Solo nel 17% dei casi c’è un «price manager» per l’offerta al cliente
Sempre più collaboratori addetti al marketing e alla comunicazione nei grandi studi legali, ma ancora oggi nella maggior parte delle realtà è assente un vero e proprio price manager. Secondo la ricerca Mopi 2018 dedicata al marketing negli studi legali, infatti solo il 17% delle realtà interpellate ha inserito in staff questa figura.

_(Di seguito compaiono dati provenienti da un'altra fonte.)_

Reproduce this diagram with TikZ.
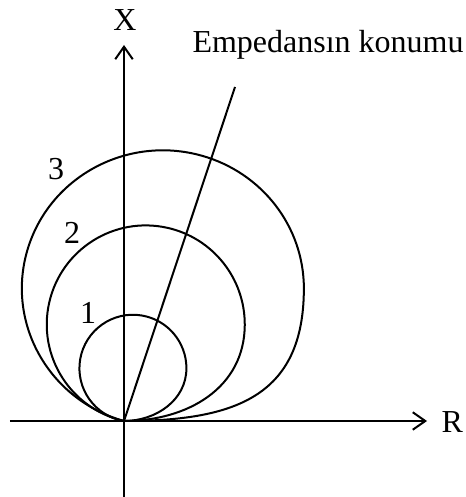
\documentclass[tikz,border=0pt]{standalone}
\usepackage{fontspec}
\setmainfont{Liberation Serif}
\usetikzlibrary{arrows.meta}
\tikzset{
  axisline/.style={-{Straight Barb[length=5pt,width=7pt]},line width=0.8pt},
  relaycurve/.style={line width=0.8pt},
  plotlabel/.style={inner sep=0pt,font=\fontsize{12.8}{15}\selectfont}
}

\begin{document}
\begin{tikzpicture}[x=0.4pt,y=0.4pt]
\useasboundingbox (-124,-76) rectangle (341,421);
\coordinate (O) at (0,0);
\coordinate (Rstart) at (-114,0);
\coordinate (Rend) at (303,0);
\coordinate (Xstart) at (0,-76);
\coordinate (Xend) at (0,376);
\coordinate (Z) at (111,334);
\draw[axisline] (Rstart) -- (Rend);
\draw[axisline] (Xstart) -- (Xend);
\node[plotlabel,anchor=west] (rlabel) at (317,-1) {R};
\node[plotlabel] (xlabel) at (1,401) {X};
% relay characteristics
\draw[relaycurve] (O) arc[start angle=260.4,end angle=0,radius=53.5] to[out=-90,in=0] (O);
\draw[relaycurve] (O) arc[start angle=257.3,end angle=0,radius=99] to[out=-90,in=0,looseness=1.05] (O);
\draw[relaycurve] (O) arc[start angle=254,end angle=0,x radius=141,y radius=138] to[out=-90,in=0,looseness=1.25] (O);
\node[plotlabel] (one) at (-36,108) {1};
\node[plotlabel] (two) at (-52,188) {2};
\node[plotlabel] (three) at (-68,252) {3};
% impedance line
\draw[relaycurve] (O) -- (Z);
\node[plotlabel,anchor=base west] (zlabel) at (68,368) {Empedansın konumu};
\end{tikzpicture}
\end{document}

Numeri molto lontani dalle realtà americane: qui il price manager è ormai una figura molto diffusa e non solo nelle grandi law firm. Eppure il ruolo potrebbe essere strategico. Di fatto il price manager fa in modo che tra l’offerta del socio e la richiesta di quotazione del cliente ci sia allineamento. Si interfaccia sia con l’avvocato che con il procurement del cliente . «Non si tratta certo di inventare un’offerta - spiega il direttore di Legalcommunity, Nicola Di Molfetta -. Di volta in volta si studiano i casi analoghi così come lo storico dei rapporti con quel cliente».

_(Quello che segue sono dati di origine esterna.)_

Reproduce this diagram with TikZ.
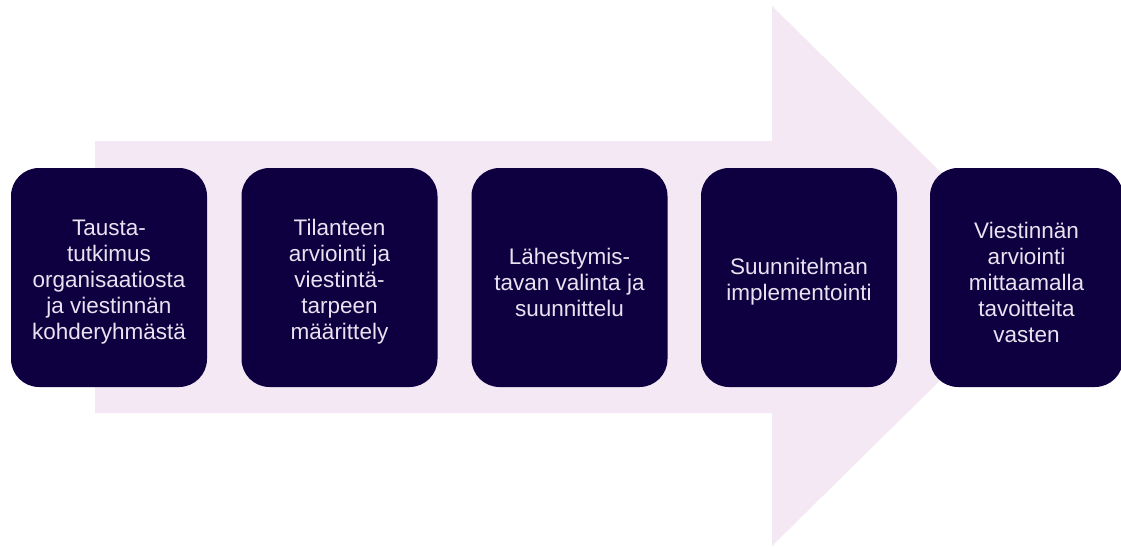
\documentclass[tikz,border=0pt]{standalone}
\usepackage{fontspec}
\setmainfont{Liberation Sans}
\definecolor{arrowfill}{HTML}{F3E8F3}
\definecolor{stepfill}{HTML}{0E0040}
\definecolor{steptext}{HTML}{E9E2F0}
\tikzset{
  stepbox/.style={fill=stepfill, rounded corners=28pt, minimum width=196pt,
    minimum height=219pt, inner sep=0pt},
  steplabel/.style={inner sep=0pt, align=center, text=steptext,
    font=\fontsize{22.5pt}{26pt}\selectfont}
}
\begin{document}
\begin{tikzpicture}[x=1pt,y=-1pt]
  \useasboundingbox (0,0) rectangle (1121,546);
  \clip (0,0) rectangle (1121,546);
  % broad background arrow
  \fill[arrowfill] (95,141) -- (772,141) -- (772,6) -- (1046,276)
    -- (772,546) -- (772,413) -- (95,413) -- cycle;
  % process steps
  \node[stepbox] (s1) at (109,277.5) {};
  \node[stepbox] (s2) at (339.5,277.5) {};
  \node[stepbox] (s3) at (569.5,277.5) {};
  \node[stepbox] (s4) at (799,277.5) {};
  \node[stepbox, minimum width=193pt] (s5) at (1026.5,277.5) {};
  % step captions
  \node[steplabel] (t1) at ([yshift=-4.5pt]s1.center) {Tausta-\\tutkimus\\organisaatiosta\\ja viestinnän\\kohderyhmästä};
  \node[steplabel] (t2) at ([yshift=-4.5pt]s2.center) {Tilanteen\\arviointi ja\\viestintä-\\tarpeen\\määrittely};
  \node[steplabel] (t3) at ([yshift=-4.5pt]s3.center) {Lähestymis-\\tavan valinta ja\\suunnittelu};
  \node[steplabel] (t4) at ([yshift=-4.5pt]s4.center) {Suunnitelman\\implementointi};
  \node[steplabel] (t5) at ([yshift=-4.5pt]s5.center) {Viestinnän\\arviointi\\mittaamalla\\tavoitteita\\vasten};
\end{tikzpicture}
\end{document}
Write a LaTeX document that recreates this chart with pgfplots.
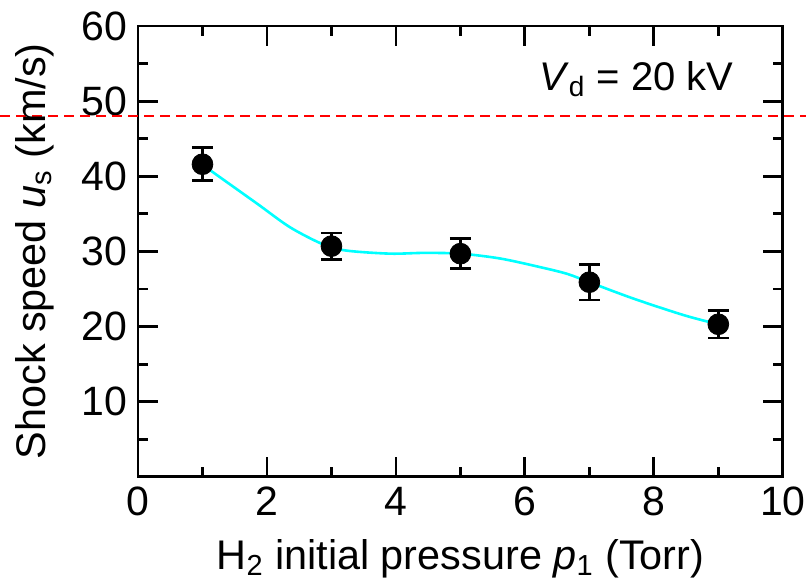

La performance dello studio
Una posizione in cui sempre di più sono richieste competenze specialistiche. Perché se è vero che la scelta finale sull’offerta spetta pur sempre al general counsel, di fatto il price manager si confronta con la funzione acquisti del cliente, dove sempre di più non è solo l’offerta economica ad essere valutata ma anche la performance dello studio (il cosiddetto track record degli incarichi passati).

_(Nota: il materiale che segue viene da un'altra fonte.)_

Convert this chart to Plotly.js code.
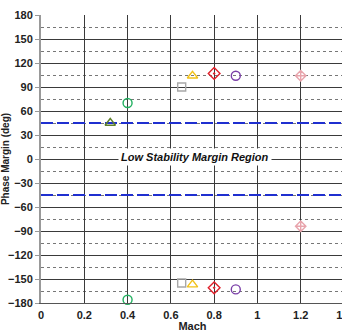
<!DOCTYPE html>
<html>
<head>
<meta charset="utf-8">
<script src="https://cdn.plot.ly/plotly-3.0.1.min.js"></script>
<style>
html,body{margin:0;padding:0;overflow:hidden;width:342px;height:332px;background:#fff;}
#chart{position:absolute;left:0;top:0;}
</style>
</head>
<body>
<div id="chart"></div>
<script>
// Data
const greenCircleX = [0.4, 0.4];
const greenCircleY = [70, -176];
const oliveTriangleX = [0.32];
const oliveTriangleY = [45];
const graySquareX = [0.65, 0.65];
const graySquareY = [90, -155];
const yellowTriangleX = [0.7, 0.7];
const yellowTriangleY = [104, -157];
const redDiamondX = [0.8, 0.8];
const redDiamondY = [107, -161];
const purpleCircleX = [0.9, 0.9];
const purpleCircleY = [104, -163];
const pinkX = [1.2, 1.2];
const pinkY = [104, -84];
const marginLimits = [45, -45];
const xRange = [0, 1.4];
const xTickVals = [0, 0.2, 0.4, 0.6, 0.8, 1, 1.2, 1.4];
const xTickText = ["0", "0.2", "0.4", "0.6", "0.8", "1", "1.2", "1.4"];
const yTickVals = [180, 150, 120, 90, 60, 30, 0, -30, -60, -90, -120, -150, -180];

function mk(x, y, symbol, color, size) {
  return {x: x, y: y, type: 'scatter', mode: 'markers', showlegend: false,
    marker: {symbol: symbol, size: size, color: color, line: {color: color, width: 1.4}},
    cliponaxis: false};
}

const limitTraces = marginLimits.map(v => ({
  x: xRange, y: [v, v], type: 'scatter', mode: 'lines', showlegend: false,
  line: {color: '#1f2fd0', width: 2, dash: '12px,4px'}, hoverinfo: 'skip'
}));

const data = limitTraces.concat([
  mk(greenCircleX, greenCircleY, 'circle-open', '#22b060', 9),
  mk(oliveTriangleX, oliveTriangleY, 'triangle-up-open', '#5f7f2a', 9),
  mk(graySquareX, graySquareY, 'square-open', '#a8a8a8', 8),
  mk(yellowTriangleX, yellowTriangleY, 'triangle-up-open', '#f2c21a', 9),
  mk(redDiamondX, redDiamondY, 'diamond-open-dot', '#e0202a', 9),
  mk(purpleCircleX, purpleCircleY, 'circle-open', '#7a3fa8', 9),
  mk(pinkX, pinkY, 'diamond-cross-open', '#e8a4ac', 8)
]);

const tickFont = {family: 'Arial, Liberation Sans, sans-serif', size: 11, color: '#222', weight: 'bold'};

const layout = {
  width: 360, height: 332,
  margin: {l: 41, r: 16, t: 15, b: 29},
  paper_bgcolor: '#fff', plot_bgcolor: '#fff',
  showlegend: false,
  xaxis: {
    range: xRange, tickvals: xTickVals, ticktext: xTickText,
    showgrid: true, gridcolor: '#3a3a3a', gridwidth: 1,
    zeroline: false, showline: true, linecolor: '#555', linewidth: 1,
    ticks: '', tickfont: tickFont, ticklabelstandoff: 2,
    title: {text: 'Mach', font: {family: 'Arial, Liberation Sans, sans-serif', size: 11, color: '#222', weight: 'bold'}, standoff: 0},
    automargin: false
  },
  yaxis: {
    range: [-180, 180], tickvals: yTickVals,
    showgrid: true, gridcolor: '#3a3a3a', gridwidth: 1,
    minor: {dtick: 15, tick0: 15, showgrid: true, gridcolor: '#777', griddash: 'dot', gridwidth: 1},
    zeroline: false, showline: true, linecolor: '#999', linewidth: 2,
    ticks: 'outside', ticklen: 4, tickcolor: '#999', tickfont: tickFont,
    title: {text: 'Phase Margin (deg)', font: {family: 'Arial, Liberation Sans, sans-serif', size: 10, color: '#222', weight: 'bold'}, standoff: 4},
    automargin: false
  },
  annotations: [
    {x: 0.71, y: 3, xref: 'x', yref: 'y', text: '<b><i>Low Stability Margin Region</i></b>',
     showarrow: false, bgcolor: '#fff', borderpad: 2,
     font: {family: 'Arial, Liberation Sans, sans-serif', size: 11, color: '#111'}},
    {x: 0.525, y: 1, xref: 'paper', yref: 'paper', xanchor: 'right', yanchor: 'bottom', yshift: 13,
     text: 'Phase Margin', showarrow: false,
     font: {family: 'Liberation Serif, Times New Roman, serif', size: 18, color: '#111'}}
  ]
};

Plotly.newPlot('chart', data, layout, {staticPlot: true, displayModeBar: false});
</script>
</body>
</html>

Come mai in Italia questo ruolo stenta a decollare? «Credo che le difficoltà siano soprattutto culturali - risponde Di Molfetta -. Il professionista ancora oggi preferisce gestire il rapporto con il cliente dall’inizio fino alla fine, compresa la definizione del pricing della prestazione». E continua: «Probabilmente il confronto con un soggetto terzo è ancora vissuto come un’interferenza e si intende privilegiare il rapporto diretto avvocato-cliente».
LA NUOVA ROTTA
Il business development
Allargando lo sguardo dalla ricerca emerge che è proprio l’intera funzione di business development ad essere ancora poco sviluppata negli studi legali. Il lavoro quindi resta incentrato sulle funzioni di back office e poco aperto verso l’esterno. Nella classifica delle attività più frequenti tra gli addetti al marketing, ad esempio, le interviste con i clienti e più in generale la partecipazione agli incontri con i clienti occupano l’ultimo posto e vengono svolte solo nel 29% dei casi. In altre parole quella che in America è un’abitudine consolidata, da noi di fatto è un “privilegio” di poche persone.
E non è neanche una questione di seniority: la survey infatti evidenzia che nello specifico dell’attività di business development negli studi legali, quasi un professionista su 3 (28,9%) lavora in studio da 11 a 20 anni. Più in generale per tutto il marketing, chi ha risposto al questionario dichiara di avere dagli 11 ai 20 anni di esperienza lavorativa alle spalle nel 39% dei casi. A questi se ne aggiunge un altro 18,4% che addirittura lavora da più di 20 anni.